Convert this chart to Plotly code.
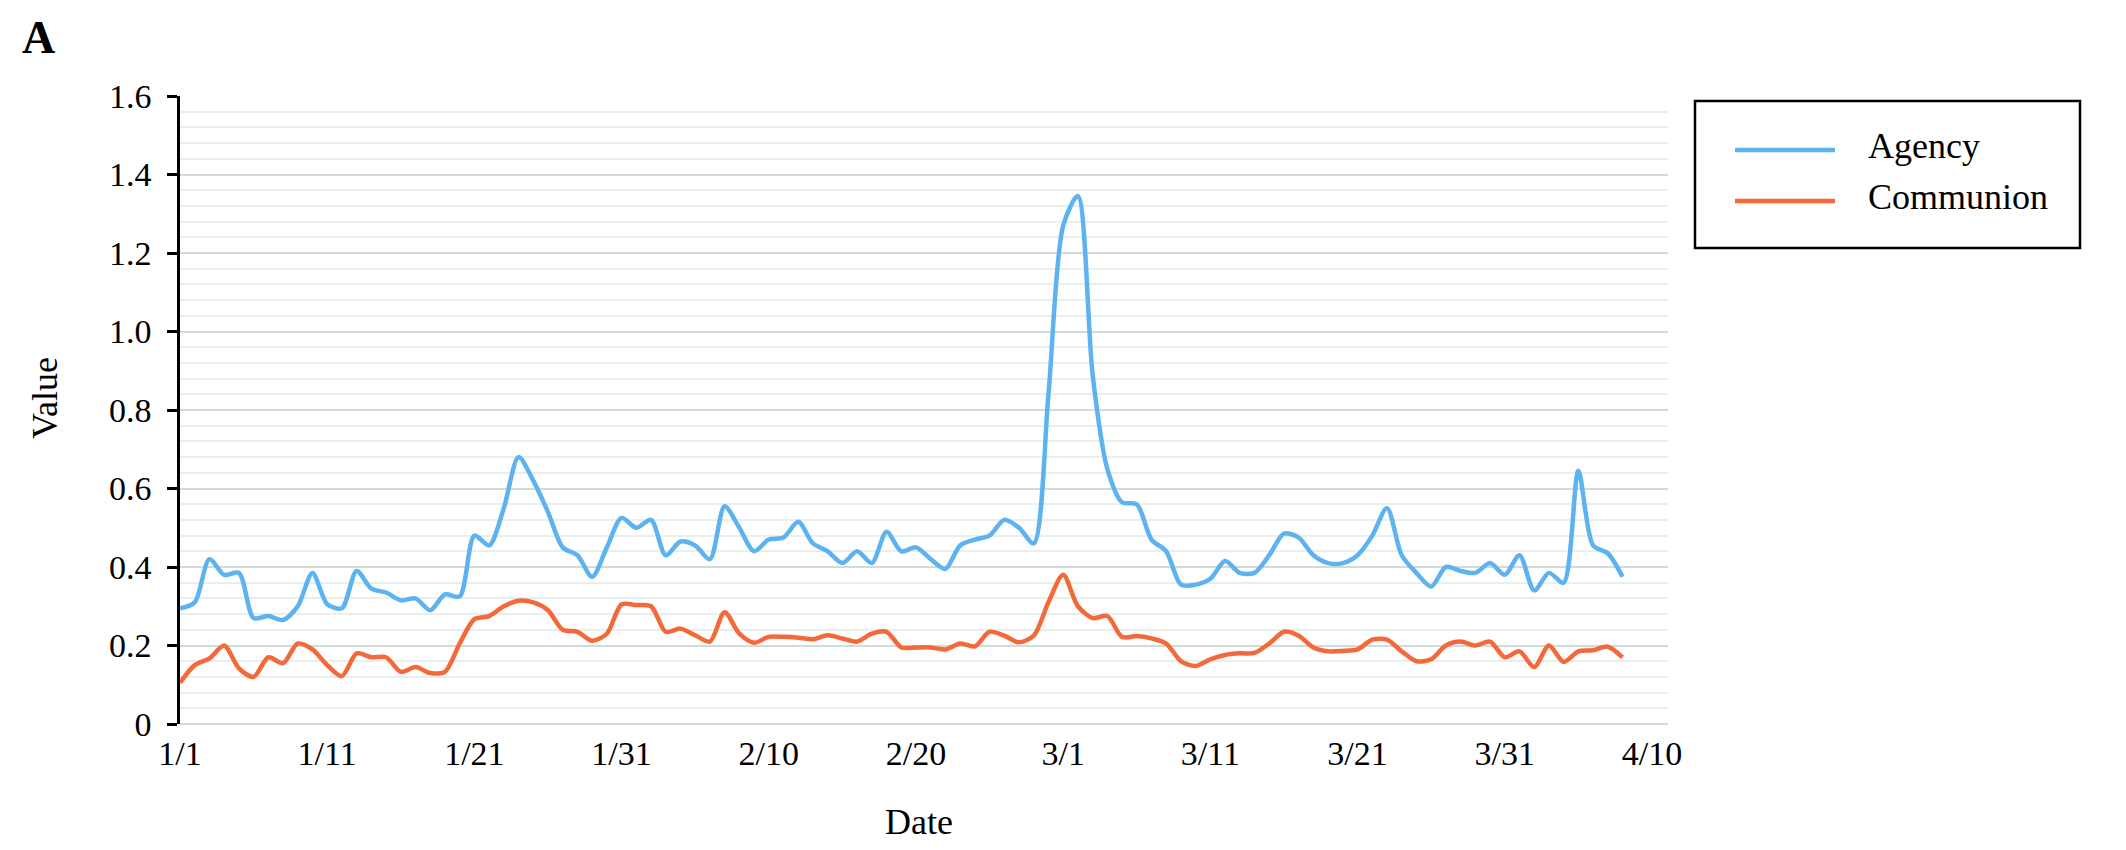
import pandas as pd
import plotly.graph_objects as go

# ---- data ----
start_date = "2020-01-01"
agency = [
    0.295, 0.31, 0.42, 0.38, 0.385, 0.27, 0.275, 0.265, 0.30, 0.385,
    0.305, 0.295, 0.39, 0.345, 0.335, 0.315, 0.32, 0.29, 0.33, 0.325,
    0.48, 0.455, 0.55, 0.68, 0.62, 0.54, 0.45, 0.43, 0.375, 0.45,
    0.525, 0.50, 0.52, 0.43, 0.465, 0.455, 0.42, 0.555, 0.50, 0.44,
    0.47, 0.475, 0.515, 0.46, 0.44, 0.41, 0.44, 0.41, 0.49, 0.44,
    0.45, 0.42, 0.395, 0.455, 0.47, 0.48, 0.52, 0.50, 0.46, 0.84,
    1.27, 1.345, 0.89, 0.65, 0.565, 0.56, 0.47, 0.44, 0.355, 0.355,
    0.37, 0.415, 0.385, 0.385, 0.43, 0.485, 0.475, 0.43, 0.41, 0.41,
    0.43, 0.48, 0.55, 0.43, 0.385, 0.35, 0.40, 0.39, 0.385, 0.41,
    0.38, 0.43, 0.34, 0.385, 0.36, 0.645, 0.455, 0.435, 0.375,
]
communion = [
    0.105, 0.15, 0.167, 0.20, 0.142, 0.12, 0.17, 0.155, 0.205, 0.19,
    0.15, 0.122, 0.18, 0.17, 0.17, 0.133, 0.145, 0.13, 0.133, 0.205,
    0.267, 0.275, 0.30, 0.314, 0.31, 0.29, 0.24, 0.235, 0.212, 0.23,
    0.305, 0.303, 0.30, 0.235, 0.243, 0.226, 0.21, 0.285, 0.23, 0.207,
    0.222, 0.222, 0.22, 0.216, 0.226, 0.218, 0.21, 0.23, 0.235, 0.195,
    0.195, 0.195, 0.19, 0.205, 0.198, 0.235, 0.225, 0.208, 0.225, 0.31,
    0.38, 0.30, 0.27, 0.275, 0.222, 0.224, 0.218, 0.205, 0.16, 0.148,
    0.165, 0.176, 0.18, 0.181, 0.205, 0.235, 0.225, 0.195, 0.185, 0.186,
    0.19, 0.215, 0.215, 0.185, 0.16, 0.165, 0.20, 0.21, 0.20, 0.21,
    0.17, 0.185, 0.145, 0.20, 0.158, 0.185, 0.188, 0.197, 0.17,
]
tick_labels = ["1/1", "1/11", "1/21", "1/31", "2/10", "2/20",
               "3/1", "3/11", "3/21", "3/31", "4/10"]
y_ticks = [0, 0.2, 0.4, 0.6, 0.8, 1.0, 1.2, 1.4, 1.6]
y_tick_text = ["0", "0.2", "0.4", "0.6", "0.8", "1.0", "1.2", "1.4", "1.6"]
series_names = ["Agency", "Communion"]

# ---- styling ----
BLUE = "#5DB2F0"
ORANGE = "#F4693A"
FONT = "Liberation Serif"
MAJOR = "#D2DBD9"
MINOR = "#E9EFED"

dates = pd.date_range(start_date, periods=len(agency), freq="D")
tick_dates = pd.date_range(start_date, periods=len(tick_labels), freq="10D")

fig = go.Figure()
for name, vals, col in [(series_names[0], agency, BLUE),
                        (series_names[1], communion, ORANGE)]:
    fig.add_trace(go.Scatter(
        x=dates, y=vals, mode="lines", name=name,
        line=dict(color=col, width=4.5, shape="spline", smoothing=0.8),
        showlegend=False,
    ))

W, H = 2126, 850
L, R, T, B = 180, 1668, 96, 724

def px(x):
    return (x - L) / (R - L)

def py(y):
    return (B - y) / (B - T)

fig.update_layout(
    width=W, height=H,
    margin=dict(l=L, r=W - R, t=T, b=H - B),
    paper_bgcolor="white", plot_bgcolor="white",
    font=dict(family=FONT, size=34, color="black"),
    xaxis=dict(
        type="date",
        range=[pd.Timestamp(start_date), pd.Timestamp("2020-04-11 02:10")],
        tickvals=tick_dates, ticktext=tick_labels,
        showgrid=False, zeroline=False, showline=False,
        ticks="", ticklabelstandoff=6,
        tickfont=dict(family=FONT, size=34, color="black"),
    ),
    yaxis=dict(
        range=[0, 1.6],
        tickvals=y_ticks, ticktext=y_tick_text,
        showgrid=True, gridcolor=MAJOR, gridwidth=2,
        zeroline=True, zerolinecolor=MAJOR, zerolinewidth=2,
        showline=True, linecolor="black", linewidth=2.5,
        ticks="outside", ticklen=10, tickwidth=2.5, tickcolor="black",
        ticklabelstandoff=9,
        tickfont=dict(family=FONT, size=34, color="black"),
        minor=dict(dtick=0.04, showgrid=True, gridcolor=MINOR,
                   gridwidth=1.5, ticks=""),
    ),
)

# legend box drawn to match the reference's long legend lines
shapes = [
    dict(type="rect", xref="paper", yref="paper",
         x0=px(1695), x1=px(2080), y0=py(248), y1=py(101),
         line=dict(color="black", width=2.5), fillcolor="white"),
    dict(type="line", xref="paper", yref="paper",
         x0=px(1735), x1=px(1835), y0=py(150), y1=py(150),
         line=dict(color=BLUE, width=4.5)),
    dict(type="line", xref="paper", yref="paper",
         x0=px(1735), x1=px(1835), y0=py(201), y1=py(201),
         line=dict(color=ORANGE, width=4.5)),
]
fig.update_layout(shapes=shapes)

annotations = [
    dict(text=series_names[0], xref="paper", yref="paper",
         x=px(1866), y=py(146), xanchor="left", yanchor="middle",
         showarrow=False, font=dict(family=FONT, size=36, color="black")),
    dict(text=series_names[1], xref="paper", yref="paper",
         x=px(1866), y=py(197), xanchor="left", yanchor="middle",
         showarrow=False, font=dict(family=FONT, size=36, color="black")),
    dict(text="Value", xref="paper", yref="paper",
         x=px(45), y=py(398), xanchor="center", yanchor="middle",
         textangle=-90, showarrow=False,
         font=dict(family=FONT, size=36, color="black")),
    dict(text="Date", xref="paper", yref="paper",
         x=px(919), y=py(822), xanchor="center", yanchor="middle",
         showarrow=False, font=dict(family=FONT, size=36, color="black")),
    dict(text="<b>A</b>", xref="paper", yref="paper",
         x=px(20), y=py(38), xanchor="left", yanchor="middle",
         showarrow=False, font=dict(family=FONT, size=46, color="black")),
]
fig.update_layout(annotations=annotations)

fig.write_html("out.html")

## [Problem to solve]
With the pictures left out, transcribe the material exactly.

## [Output of the task]
Convert this chart to Plotly code.
import pandas as pd
import plotly.graph_objects as go

# ---- data ----
start_date = "2020-01-01"
agency = [
    0.295, 0.31, 0.42, 0.38, 0.385, 0.27, 0.275, 0.265, 0.30, 0.385,
    0.305, 0.295, 0.39, 0.345, 0.335, 0.315, 0.32, 0.29, 0.33, 0.325,
    0.48, 0.455, 0.55, 0.68, 0.62, 0.54, 0.45, 0.43, 0.375, 0.45,
    0.525, 0.50, 0.52, 0.43, 0.465, 0.455, 0.42, 0.555, 0.50, 0.44,
    0.47, 0.475, 0.515, 0.46, 0.44, 0.41, 0.44, 0.41, 0.49, 0.44,
    0.45, 0.42, 0.395, 0.455, 0.47, 0.48, 0.52, 0.50, 0.46, 0.84,
    1.27, 1.345, 0.89, 0.65, 0.565, 0.56, 0.47, 0.44, 0.355, 0.355,
    0.37, 0.415, 0.385, 0.385, 0.43, 0.485, 0.475, 0.43, 0.41, 0.41,
    0.43, 0.48, 0.55, 0.43, 0.385, 0.35, 0.40, 0.39, 0.385, 0.41,
    0.38, 0.43, 0.34, 0.385, 0.36, 0.645, 0.455, 0.435, 0.375,
]
communion = [
    0.105, 0.15, 0.167, 0.20, 0.142, 0.12, 0.17, 0.155, 0.205, 0.19,
    0.15, 0.122, 0.18, 0.17, 0.17, 0.133, 0.145, 0.13, 0.133, 0.205,
    0.267, 0.275, 0.30, 0.314, 0.31, 0.29, 0.24, 0.235, 0.212, 0.23,
    0.305, 0.303, 0.30, 0.235, 0.243, 0.226, 0.21, 0.285, 0.23, 0.207,
    0.222, 0.222, 0.22, 0.216, 0.226, 0.218, 0.21, 0.23, 0.235, 0.195,
    0.195, 0.195, 0.19, 0.205, 0.198, 0.235, 0.225, 0.208, 0.225, 0.31,
    0.38, 0.30, 0.27, 0.275, 0.222, 0.224, 0.218, 0.205, 0.16, 0.148,
    0.165, 0.176, 0.18, 0.181, 0.205, 0.235, 0.225, 0.195, 0.185, 0.186,
    0.19, 0.215, 0.215, 0.185, 0.16, 0.165, 0.20, 0.21, 0.20, 0.21,
    0.17, 0.185, 0.145, 0.20, 0.158, 0.185, 0.188, 0.197, 0.17,
]
tick_labels = ["1/1", "1/11", "1/21", "1/31", "2/10", "2/20",
               "3/1", "3/11", "3/21", "3/31", "4/10"]
y_ticks = [0, 0.2, 0.4, 0.6, 0.8, 1.0, 1.2, 1.4, 1.6]
y_tick_text = ["0", "0.2", "0.4", "0.6", "0.8", "1.0", "1.2", "1.4", "1.6"]
series_names = ["Agency", "Communion"]

# ---- styling ----
BLUE = "#5DB2F0"
ORANGE = "#F4693A"
FONT = "Liberation Serif"
MAJOR = "#D2DBD9"
MINOR = "#E9EFED"

dates = pd.date_range(start_date, periods=len(agency), freq="D")
tick_dates = pd.date_range(start_date, periods=len(tick_labels), freq="10D")

fig = go.Figure()
for name, vals, col in [(series_names[0], agency, BLUE),
                        (series_names[1], communion, ORANGE)]:
    fig.add_trace(go.Scatter(
        x=dates, y=vals, mode="lines", name=name,
        line=dict(color=col, width=4.5, shape="spline", smoothing=0.8),
        showlegend=False,
    ))

W, H = 2126, 850
L, R, T, B = 180, 1668, 96, 724

def px(x):
    return (x - L) / (R - L)

def py(y):
    return (B - y) / (B - T)

fig.update_layout(
    width=W, height=H,
    margin=dict(l=L, r=W - R, t=T, b=H - B),
    paper_bgcolor="white", plot_bgcolor="white",
    font=dict(family=FONT, size=34, color="black"),
    xaxis=dict(
        type="date",
        range=[pd.Timestamp(start_date), pd.Timestamp("2020-04-11 02:10")],
        tickvals=tick_dates, ticktext=tick_labels,
        showgrid=False, zeroline=False, showline=False,
        ticks="", ticklabelstandoff=6,
        tickfont=dict(family=FONT, size=34, color="black"),
    ),
    yaxis=dict(
        range=[0, 1.6],
        tickvals=y_ticks, ticktext=y_tick_text,
        showgrid=True, gridcolor=MAJOR, gridwidth=2,
        zeroline=True, zerolinecolor=MAJOR, zerolinewidth=2,
        showline=True, linecolor="black", linewidth=2.5,
        ticks="outside", ticklen=10, tickwidth=2.5, tickcolor="black",
        ticklabelstandoff=9,
        tickfont=dict(family=FONT, size=34, color="black"),
        minor=dict(dtick=0.04, showgrid=True, gridcolor=MINOR,
                   gridwidth=1.5, ticks=""),
    ),
)

# legend box drawn to match the reference's long legend lines
shapes = [
    dict(type="rect", xref="paper", yref="paper",
         x0=px(1695), x1=px(2080), y0=py(248), y1=py(101),
         line=dict(color="black", width=2.5), fillcolor="white"),
    dict(type="line", xref="paper", yref="paper",
         x0=px(1735), x1=px(1835), y0=py(150), y1=py(150),
         line=dict(color=BLUE, width=4.5)),
    dict(type="line", xref="paper", yref="paper",
         x0=px(1735), x1=px(1835), y0=py(201), y1=py(201),
         line=dict(color=ORANGE, width=4.5)),
]
fig.update_layout(shapes=shapes)

annotations = [
    dict(text=series_names[0], xref="paper", yref="paper",
         x=px(1866), y=py(146), xanchor="left", yanchor="middle",
         showarrow=False, font=dict(family=FONT, size=36, color="black")),
    dict(text=series_names[1], xref="paper", yref="paper",
         x=px(1866), y=py(197), xanchor="left", yanchor="middle",
         showarrow=False, font=dict(family=FONT, size=36, color="black")),
    dict(text="Value", xref="paper", yref="paper",
         x=px(45), y=py(398), xanchor="center", yanchor="middle",
         textangle=-90, showarrow=False,
         font=dict(family=FONT, size=36, color="black")),
    dict(text="Date", xref="paper", yref="paper",
         x=px(919), y=py(822), xanchor="center", yanchor="middle",
         showarrow=False, font=dict(family=FONT, size=36, color="black")),
    dict(text="<b>A</b>", xref="paper", yref="paper",
         x=px(20), y=py(38), xanchor="left", yanchor="middle",
         showarrow=False, font=dict(family=FONT, size=46, color="black")),
]
fig.update_layout(annotations=annotations)

fig.write_html("out.html")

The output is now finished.